Life in Russia during the 1990s was full of booms and busts. The president shelled the parliament building in 1993 and a year later began carpet bombing Chechnya. For most of the decade, everything and everyone was for sale. Fortunes could be made and lost overnight: corrupt officials, bankers and fast-talking carpetbaggers abounded. The era of unfettered laissez-faire ended in 2000 when ex-KGB thugs put themselves in charge of the country after blowing up several residential buildings and blaming it on terrorists.
Alexander Lukashenko was elected president of Belarus in 1994. Two years later, he dissolved parliament unconstitutionally and became Europe’s last dictator. Independent media were snuffed out. Lukashenko’s fiercest political opponents began disappearing in 1999. Remaining political rivals were arrested and tortured until they confessed to imaginary crimes and were sentenced to long jail terms. Ditto for the next 20 years.

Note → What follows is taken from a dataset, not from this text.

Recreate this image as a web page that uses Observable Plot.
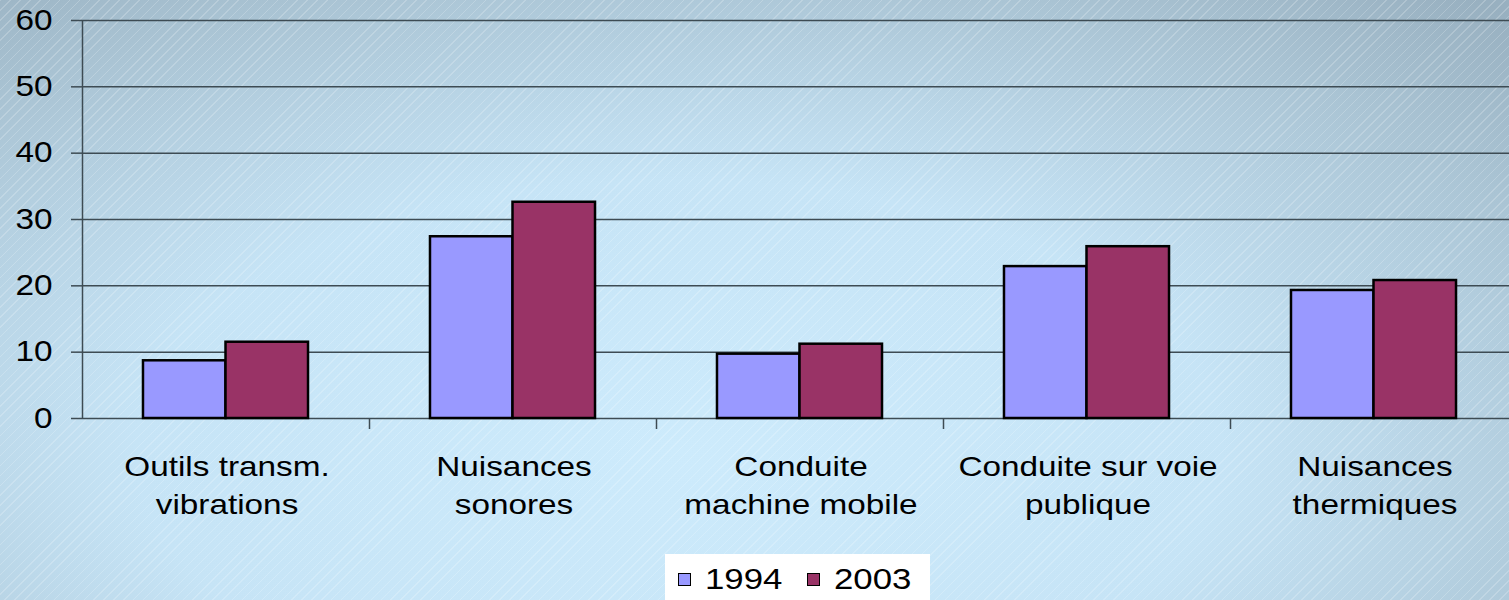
<!DOCTYPE html>
<html>
<head>
<meta charset="utf-8">
<script src="https://cdn.jsdelivr.net/npm/d3@7"></script>
<script src="https://cdn.jsdelivr.net/npm/@observablehq/plot@0.6"></script>
<style>
  html, body { margin: 0; padding: 0; }
  body {
    width: 1509px; height: 600px; overflow: hidden; position: relative;
    font-family: "Liberation Sans", Arial, sans-serif;
    background:
      repeating-linear-gradient(135deg, rgba(255,255,255,0.2) 0px, rgba(255,255,255,0.2) 1px, rgba(255,255,255,0) 1px, rgba(255,255,255,0) 7px),
      radial-gradient(ellipse 80% 100% at 45% 75%, #cdebfc 0%, #c6e4f6 45%, #aac4d4 80%, #98b0c0 100%);
  }
  #chart { position: absolute; left: 0; top: 0; width: 1517px; }
  #chart svg { background: transparent !important; overflow: visible; max-width: none !important; }
  #legend {
    position: absolute; left: 665px; top: 554px; width: 265px; height: 60px;
    background: #ffffff; font-size: 29px; color: #000;
  }
  .item { position: absolute; top: 9px; display: flex; align-items: center; }
  .sw { width: 11px; height: 11px; border: 1.5px solid #000; margin-right: 14px; }
  .lbl { display: inline-block; transform: scaleX(1.2); transform-origin: left center; }
</style>
</head>
<body>
<div id="chart"></div>
<div id="legend"></div>
<script>
const categories = ["Outils transm.\nvibrations", "Nuisances\nsonores", "Conduite\nmachine mobile", "Conduite sur voie\npublique", "Nuisances\nthermiques"];
const years = ["1994", "2003"];
const values1994 = [8.7, 27.4, 9.7, 22.9, 19.3];
const values2003 = [11.5, 32.6, 11.2, 25.9, 20.8];
const colors = ["#9999ff", "#993366"];
const yTicks = [0, 10, 20, 30, 40, 50, 60];

const rows = [];
categories.forEach((c, i) => {
  rows.push({cat: c, i, year: years[0], value: values1994[i], x1: i + 0.2125, x2: i + 0.5});
  rows.push({cat: c, i, year: years[1], value: values2003[i], x1: i + 0.5, x2: i + 0.7875});
});
const boundaries = d3.range(1, categories.length);

const chart = Plot.plot({
  width: 1517,
  height: 552,
  marginLeft: 82,
  marginRight: 0,
  marginTop: 20,
  marginBottom: 134,
  style: {fontFamily: '"Liberation Sans", Arial, sans-serif', color: "#000", background: "transparent"},
  x: {domain: [0, categories.length], axis: null},
  y: {domain: [0, 60], axis: null},
  color: {domain: years, range: colors},
  marks: [
    Plot.gridY(yTicks, {stroke: "#3d4b53", strokeOpacity: 1, strokeWidth: 1.5}),
    Plot.axisY(yTicks, {label: null, tickSize: 11, tickPadding: 19, fontSize: 29, stroke: "#3d4b53", strokeWidth: 1.5, tickFormat: d => String(d), fill: "#000"}),
    Plot.ruleX([0], {stroke: "#3d4b53", strokeWidth: 1.5}),
    Plot.ruleX(boundaries, {y1: 0, y2: 0, insetBottom: -11, stroke: "#3d4b53", strokeWidth: 1.5}),
    Plot.rectY(rows, {x1: "x1", x2: "x2", y1: 0, y2: "value", fill: "year", stroke: "#000", strokeWidth: 2.5}),
    Plot.text(categories, {x: (d, i) => i + 0.5, y: 0, text: d => d, lineAnchor: "top", dy: 31, dx: 1, fontSize: 28, lineHeight: 1.357, fill: "#000"})
  ]
});
document.getElementById("chart").appendChild(chart);

// widen glyphs horizontally (the reference text is horizontally stretched)
function stretch(selector, s, anchor) {
  chart.querySelectorAll(selector).forEach(el => {
    const b = el.getBBox();
    const ax = anchor === "end" ? b.x + b.width : b.x + b.width / 2;
    const t = el.getAttribute("transform") || "";
    el.setAttribute("transform", `${t} translate(${ax},0) scale(${s},1) translate(${-ax},0)`);
  });
}
stretch('g[aria-label="text"] > text', 1.19, "middle");
stretch('g[aria-label="y-axis tick label"] > text', 1.15, "end");

const legend = document.getElementById("legend");
const legendLeft = [13, 142];
years.forEach((y, k) => {
  const it = document.createElement("div");
  it.className = "item";
  it.style.left = legendLeft[k] + "px";
  it.innerHTML = `<div class="sw" style="background:${colors[k]}"></div><span class="lbl">${y}</span>`;
  legend.appendChild(it);
});
</script>
</body>
</html>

Ukraine was different. No one remembers exactly what happened during the 1990s. Businessmen in cahoots with the country’s top politicians eventually captured the state in 2000. Corruption was rampant, independent journalists were killed. Ordinary Ukrainians rose up in 2004 against falsified presidential elections (Orange Revolution) and again in 2013 after a Kremlin-installed stooge and his friends began robbing rival oligarchs (Revolution of Dignity). Russia annexed Crimea and invaded eastern Ukraine in early 2014. The country has been a mess ever since. In 2019, Ukrainians put a clown, Volodymyr Zelensky, in charge in the circus.